An industrial designer by training (Art Center College of Design in Pasadena), Smith also offers studio services including clay modeling. “I try to offer a range of pricing with initial line drawings at $700 all the way to detailed projects such as Street Machine of the Year or AMBR cars, which can go all the way to $7,000.”
Price range: $325 per view, $1,500/set, including interior and underhood views
Murray Pfaff is another all-digital artist in our group. Instead of starting with pencil sketches, he works directly from a huge library of photographic images he has collected over the years, using a Cintiq pen display monitor and a stylus to construct successive image layers in Adobe Photoshop.
“Some clients know exactly what they want, they come with basically a shopping list, while others want you to be a contributor,” Pfaff says. “The rendering here is a ’80 Pontiac LeMans created for Dream Machines of Toronto. It’s a good example of a builder with an out-of-the-box car saying ‘what if,’ then allowing me the creative freedom to create something cool.”
Vierstra Automotive Design & Illustration
Price range: $600-700 single view, discount for additional views
“I am a self-taught artist,” Don Vierstra says. “I design, modify, and draw cars. The process starts with your list of build ideas, no matter how basic or rough. I then begin a rough pencil sketch, including any modification ideas, into the design view. After the view is approved, I then scan in the sketch and start a working file of reference photos for wheels, paint color, and interior. After the line work is complete in Adobe Illustrator, a proof is sent to the customer. When the customer makes changes and or approves the image, final details and highlights are added.”
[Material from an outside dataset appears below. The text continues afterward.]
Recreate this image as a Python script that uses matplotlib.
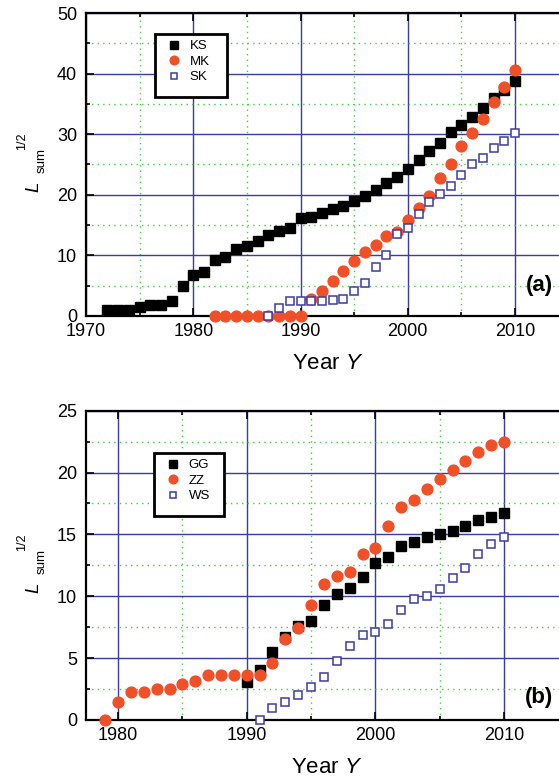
import matplotlib
matplotlib.use("Agg")
import matplotlib.pyplot as plt
from matplotlib.ticker import MultipleLocator
from matplotlib.patches import Rectangle

plt.rcParams['font.family'] = ['Liberation Sans', 'DejaVu Sans']
plt.rcParams['mathtext.fontset'] = 'custom'
plt.rcParams['mathtext.rm'] = 'Liberation Sans'
plt.rcParams['mathtext.it'] = 'Liberation Sans:italic'

# -----------------------------------------------
# Data, panel (a)
# -----------------------------------------------
ks_years = list(range(1972, 2011))
ks_vals = [1.0, 1.0, 1.0, 1.5, 1.75, 1.75, 2.4, 5.0, 6.7, 7.2,
           9.3, 9.8, 11.0, 11.6, 12.4, 13.3, 14.1, 14.5, 16.1, 16.4,
           17.0, 17.7, 18.1, 18.9, 19.8, 20.8, 21.9, 22.9, 24.3, 25.7,
           27.2, 28.5, 30.3, 31.6, 32.8, 34.4, 35.9, 37.3, 38.8]

mk_years = list(range(1982, 2011))
mk_vals = [0, 0, 0, 0, 0, 0, 0, 0, 0, 2.8,
           4.1, 5.8, 7.5, 9.0, 10.5, 11.7, 13.2, 13.9, 15.8, 17.9,
           19.8, 22.8, 25.1, 28.1, 30.2, 32.5, 35.3, 37.8, 40.6]

sk_years = list(range(1987, 2011))
sk_vals = [0, 1.4, 2.4, 2.4, 2.4, 2.4, 2.6, 2.8, 4.1, 5.5,
           8.1, 10.0, 13.6, 14.6, 16.9, 18.8, 20.2, 21.5, 23.3, 25.1,
           26.1, 27.7, 28.9, 30.2]

# -----------------------------------------------
# Data, panel (b)
# -----------------------------------------------
gg_years = list(range(1990, 2011))
gg_vals = [3.1, 4.07, 5.47, 6.73, 7.62, 8.03, 9.29, 10.2, 10.7, 11.56,
           12.7, 13.2, 14.1, 14.4, 14.8, 15.06, 15.3, 15.7, 16.2, 16.4, 16.76]

zz_years = list(range(1979, 2011))
zz_vals = [0, 1.43, 2.24, 2.24, 2.48, 2.48, 2.9, 3.15, 3.6, 3.6,
           3.6, 3.6, 3.6, 4.6, 6.57, 7.4, 9.27, 11.0, 11.6, 12.0,
           13.4, 13.9, 15.7, 17.2, 17.8, 18.7, 19.45, 20.2, 20.9, 21.7,
           22.25, 22.5]

ws_years = list(range(1991, 2011))
ws_vals = [0, 1.0, 1.43, 2.0, 2.7, 3.5, 4.8, 6.0, 6.87, 7.14,
           7.73, 8.9, 9.8, 10.0, 10.6, 11.5, 12.3, 13.4, 14.2, 14.8]

BLUE = '#3c3ca0'
GREEN = '#44cc44'
ORANGE = '#f05028'

W, H = 559, 781
fig = plt.figure(figsize=(W / 100, H / 100), dpi=100)


def fx(px):
    return px / W


def fy(py):
    return 1 - py / H


def px_axes(left, top, right, bottom):
    return fig.add_axes([fx(left), fy(bottom), (right - left) / W, (bottom - top) / H])


def style_axes(ax, xmaj, xmin, ymaj, ymin, top, bottom):
    ax.xaxis.set_major_locator(MultipleLocator(xmaj))
    ax.xaxis.set_minor_locator(MultipleLocator(xmin))
    ax.yaxis.set_major_locator(MultipleLocator(ymaj))
    ax.yaxis.set_minor_locator(MultipleLocator(ymin))
    ax.grid(True, which='major', color=BLUE, lw=1.0, ls='-', zorder=0)
    ax.grid(True, which='minor', color=GREEN, lw=1.0, ls=(0, (1, 3)), zorder=0)
    ax.set_axisbelow(True)
    ax.tick_params(which='both', direction='in', top=True, right=True,
                   labelsize=13, width=1.2)
    ax.tick_params(which='major', length=6)
    ax.tick_params(which='minor', length=3)
    ax.tick_params(axis='x', pad=5)
    ax.tick_params(axis='y', pad=6.5)
    for sp in ax.spines.values():
        sp.set_linewidth(1.6)
    # x label
    ax.set_xlabel('Year $\\mathit{Y}$', fontsize=16)
    ax.xaxis.set_label_coords(0.5, -37 / (bottom - top))
    # y label built from pieces: L, subscript "sum", raised "1/2"
    cy = (top + bottom) / 2
    kw = dict(rotation=90, rotation_mode='anchor', ha='left', va='baseline')
    fig.text(fx(38), fy(cy + 27.5), 'L', fontsize=13.5, style='italic', **kw)
    fig.text(fx(45), fy(cy + 8.8), 'sum', fontsize=9.5, **kw)
    fig.text(fx(25.5), fy(cy - 14.5), '1/2', fontsize=9, **kw)


def add_legend(handles, labels, box):
    left, top, right, bottom = box
    fig.add_artist(Rectangle((fx(left), fy(bottom)), (right - left) / W, (bottom - top) / H,
                             transform=fig.transFigure, facecolor='white',
                             edgecolor='black', lw=2, zorder=2))
    fig.legend(handles, labels, loc='upper left',
               bbox_to_anchor=(fx(left + 9), fy(top + 6)),
               frameon=False, borderaxespad=0, borderpad=0,
               fontsize=9.5, markerscale=0.8, handlelength=1.5,
               handletextpad=0.45, labelspacing=0.25)


# -----------------------------------------------
# Panel (a)
# -----------------------------------------------
ax1 = px_axes(86, 13, 568.7, 316)
h1 = ax1.plot(ks_years, ks_vals, 's', color='black', ms=7.2, zorder=3, clip_on=False)
h2 = ax1.plot(mk_years, mk_vals, 'o', color=ORANGE, ms=7.8, zorder=4, clip_on=False)
h3 = ax1.plot(sk_years, sk_vals, 's', mfc='white', mec=BLUE, mew=1.1, ms=5.6, zorder=5, clip_on=False)
ax1.set_xlim(1970, 2015)
ax1.set_ylim(0, 50)
style_axes(ax1, 10, 5, 10, 5, 13, 316)
add_legend(h1 + h2 + h3, ['KS', 'MK', 'SK'], (155, 34, 227, 97))
fig.text(fx(553), fy(286), '(a)', ha='right', va='center', fontsize=16, fontweight='bold')

# -----------------------------------------------
# Panel (b)
# -----------------------------------------------
ax2 = px_axes(86, 410.7, 568.3, 720)
g1 = ax2.plot(gg_years, gg_vals, 's', color='black', ms=7.2, zorder=3, clip_on=False)
g2 = ax2.plot(zz_years, zz_vals, 'o', color=ORANGE, ms=7.8, zorder=4, clip_on=False)
g3 = ax2.plot(ws_years, ws_vals, 's', mfc='white', mec=BLUE, mew=1.1, ms=5.6, zorder=5, clip_on=False)
ax2.set_xlim(1977.5, 2015)
ax2.set_ylim(0, 25)
style_axes(ax2, 10, 5, 5, 2.5, 410.7, 720)
add_legend(g1 + g2 + g3, ['GG', 'ZZ', 'WS'], (154, 453, 224, 516))
fig.text(fx(553), fy(697), '(b)', ha='right', va='center', fontsize=16, fontweight='bold')

fig.savefig('out.png', dpi=100)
From there, Vierstra tailors the physical product to the individual customer’s desires. “A finished digital file and a standard 11x17-inch inkjet print are provided,” Vierstra says. “If a high-quality print is desired, it is then sent digitally to be printed on high-quality, archival paper, suitable-for-framing art print.” A full-service automotive artist, Vierstra also offers logo, apparel, automotive wrap design, and trade show graphics.
Price range: $2,500-up
By day, David Ross is a mild-mannered stylist and design manager at General Motors, crafting the performance concept vehicles you see at SEMA and elsewhere. By moonlight, he’s Busta of Busta Design, indy rod designer—have pencils, will travel!
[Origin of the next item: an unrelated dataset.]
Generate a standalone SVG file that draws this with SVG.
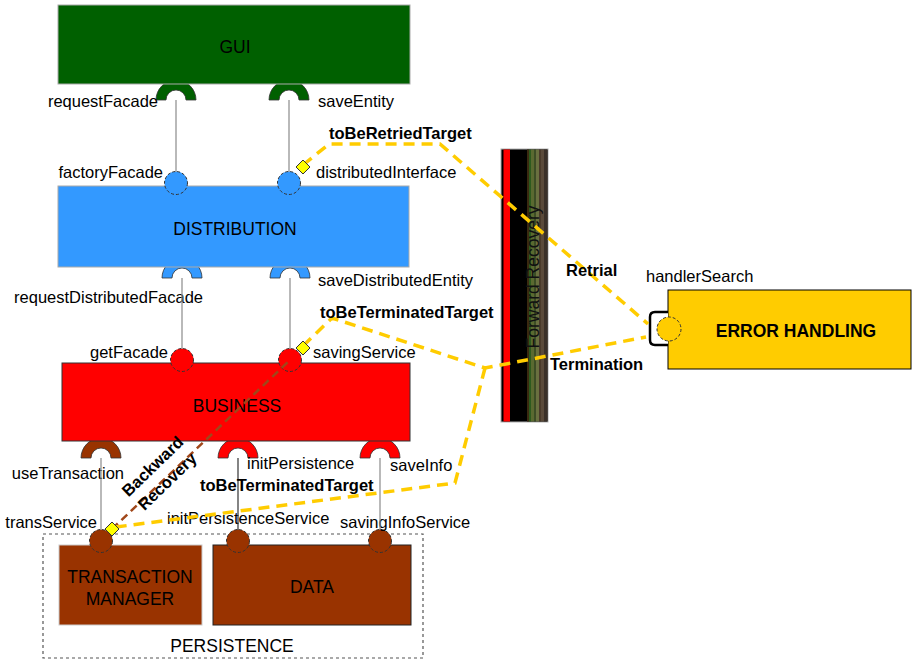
<svg xmlns="http://www.w3.org/2000/svg" xmlns:xlink="http://www.w3.org/1999/xlink" width="912" height="662" viewBox="0 0 912 662">
<defs>
<style>
text{font-family:"Liberation Sans",Arial,sans-serif;font-size:16.5px;fill:#000}
.b{font-weight:bold}
.box{font-size:17.5px}
.ball{stroke:#333;stroke-width:1;stroke-dasharray:3 2}
.wire{stroke:#8a8a8a;stroke-width:1.2;fill:none}
.yel{stroke:#ffcc00;stroke-width:3.5;stroke-dasharray:11 7;fill:none}
.bwd{stroke:#a0471a;stroke-width:2.5;stroke-dasharray:8 5;fill:none}
.dia{fill:#ffff00;stroke:#333;stroke-width:1}
</style>
<path id="sock" d="M-20,0 A20,20 0 0 1 20,0 L10,0 A10,10 0 0 0 -10,0 Z" stroke="#333" stroke-width="0.8"/>
</defs>

<g id="forward-recovery">
<rect x="501" y="149" width="47" height="273" fill="#000" stroke="#b0b0b0" stroke-width="1"/>
<rect x="503.5" y="149.5" width="6.5" height="272" fill="#ff0000"/>
<rect x="527" y="149.5" width="2" height="272" fill="#3a2a10"/>
<rect x="529" y="149.5" width="2" height="272" fill="#2d5a1e"/>
<rect x="531" y="149.5" width="3" height="272" fill="#5a6a30"/>
<rect x="534" y="149.5" width="2" height="272" fill="#3d4d25"/>
<rect x="536" y="149.5" width="3" height="272" fill="#6a7040"/>
<rect x="539" y="149.5" width="2" height="272" fill="#4a3a2a"/>
<rect x="541" y="149.5" width="3" height="272" fill="#5a4a3a"/>
<rect x="544" y="149.5" width="3.5" height="272" fill="#3a3028"/>
<text transform="translate(539,277) rotate(-90)" text-anchor="middle" style="font-size:17.5px;fill:#111">Forward Recovery</text>
</g>

<g id="gui">
<use xlink:href="#sock" href="#sock" x="176" y="100" fill="#006000"/>
<use xlink:href="#sock" href="#sock" x="289" y="100" fill="#006000"/>
<rect x="58" y="5" width="352" height="79" fill="#006000" stroke="#aaa" stroke-width="1"/>
<text x="235" y="53" text-anchor="middle" class="box">GUI</text>
<text x="158" y="107" text-anchor="end">requestFacade</text>
<text x="318" y="107">saveEntity</text>
</g>

<g id="distribution">
<use xlink:href="#sock" href="#sock" x="182" y="278" fill="#3399ff"/>
<use xlink:href="#sock" href="#sock" x="290" y="278" fill="#3399ff"/>
<rect x="58" y="186" width="351" height="81" fill="#3399ff" stroke="#aaa" stroke-width="1"/>
<circle class="ball" cx="176" cy="183" r="11.5" fill="#3399ff"/>
<circle class="ball" cx="289" cy="183" r="11.5" fill="#3399ff"/>
<text x="235" y="235" text-anchor="middle" class="box">DISTRIBUTION</text>
<text x="163" y="178" text-anchor="end">factoryFacade</text>
<text x="316" y="178">distributedInterface</text>
<text x="318" y="286">saveDistributedEntity</text>
<text x="203" y="303" text-anchor="end">requestDistributedFacade</text>
</g>

<g id="business">
<use xlink:href="#sock" href="#sock" x="101" y="458" fill="#993300"/>
<use xlink:href="#sock" href="#sock" x="238" y="458" fill="#ff0000"/>
<use xlink:href="#sock" href="#sock" x="380" y="458" fill="#ff0000"/>
<rect x="62" y="363" width="348" height="78" fill="#ff0000" stroke="#333" stroke-width="1"/>
<circle class="ball" cx="182" cy="360" r="11.5" fill="#ff0000"/>
<circle class="ball" cx="290" cy="360" r="11.5" fill="#ff0000"/>
<text x="237" y="412" text-anchor="middle" class="box">BUSINESS</text>
<text x="168" y="358" text-anchor="end">getFacade</text>
<text x="313" y="358">savingService</text>
<text x="124" y="479" text-anchor="end">useTransaction</text>
<text x="247" y="469">initPersistence</text>
<text x="390" y="471">saveInfo</text>
</g>

<g id="persistence">
<rect x="43" y="534" width="380" height="124" fill="none" stroke="#555" stroke-width="1.2" stroke-dasharray="3 3"/>
<text x="232" y="652" text-anchor="middle" class="box">PERSISTENCE</text>
</g>

<g id="transaction-manager">
<rect x="59" y="545" width="143" height="80" fill="#993300" stroke="#ccc" stroke-width="1"/>
<circle class="ball" cx="101" cy="541" r="11.5" fill="#993300"/>
<text x="130" y="583" text-anchor="middle" class="box">TRANSACTION</text>
<text x="130" y="605" text-anchor="middle" class="box">MANAGER</text>
<text x="97" y="528" text-anchor="end">transService</text>
</g>

<g id="data">
<rect x="213" y="545" width="198" height="80" fill="#993300" stroke="#222" stroke-width="1"/>
<circle class="ball" cx="238" cy="541" r="11.5" fill="#993300"/>
<circle class="ball" cx="380" cy="541" r="11.5" fill="#993300"/>
<text x="312" y="593" text-anchor="middle" class="box">DATA</text>
<text x="167" y="524">initPersistenceService</text>
<text x="340" y="528">savingInfoService</text>
</g>

<g id="error-handling">
<rect x="668" y="290" width="243" height="79" fill="#ffcc00" stroke="#000" stroke-width="1"/>
<path d="M668,312 L655,312 Q650,312 650,317 L650,340 Q650,345 655,345 L668,345" fill="#fff" stroke="#000" stroke-width="2.5"/>
<circle class="ball" cx="669" cy="329" r="12" fill="#ffcc00"/>
<text x="796" y="337" text-anchor="middle" class="b" style="font-size:17.5px">ERROR HANDLING</text>
<text x="646" y="282">handlerSearch</text>
</g>

<g id="connectors">
<line class="wire" x1="176" y1="100" x2="176" y2="172"/>
<line class="wire" x1="289" y1="100" x2="289" y2="172"/>
<line class="wire" x1="182" y1="278" x2="182" y2="349"/>
<line class="wire" x1="290" y1="278" x2="290" y2="349"/>
<line class="wire" x1="101" y1="458" x2="101" y2="530"/>
<line class="wire" x1="238" y1="458" x2="238" y2="530" style="stroke:#333"/>
<line class="wire" x1="380" y1="458" x2="380" y2="530"/>
<line class="bwd" x1="112" y1="529" x2="290" y2="360"/>
<path class="yel" d="M303,165 L329,144 L440,144 L648,324"/>
<path class="yel" d="M303,346 L332,318 L485,368 L646,337"/>
<path class="yel" d="M485,368 L455,483 L116,527"/>
<polygon class="dia" points="303,160 310,167 303,174 296,167"/>
<polygon class="dia" points="303,341 310,348 303,355 296,348"/>
<polygon class="dia" points="112,522 119,529 112,536 105,529"/>
<text x="329" y="139" class="b">toBeRetriedTarget</text>
<text x="320" y="318" class="b">toBeTerminatedTarget</text>
<text x="200" y="491" class="b">toBeTerminatedTarget</text>
<text x="566" y="276" class="b">Retrial</text>
<text x="550" y="370" class="b">Termination</text>
<g transform="translate(160,474) rotate(-44)">
<text x="0" y="-5" text-anchor="middle" class="b">Backward</text>
<text x="0" y="16" text-anchor="middle" class="b">Recovery</text>
</g>
</g>
</svg>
Hand-sketching with ballpoint on vellum, Ross/Busta then scans his “idea scratches,” as he calls them, into Adobe Photoshop for detailing with a digital pen on a Wacom tablet, however, Ross finds that increasingly his role as a design artist goes far beyond simple renderings into project management and brand integration for corporate build programs. It’s a long way from where he started in the ’70s, working his way through art college painting van murals!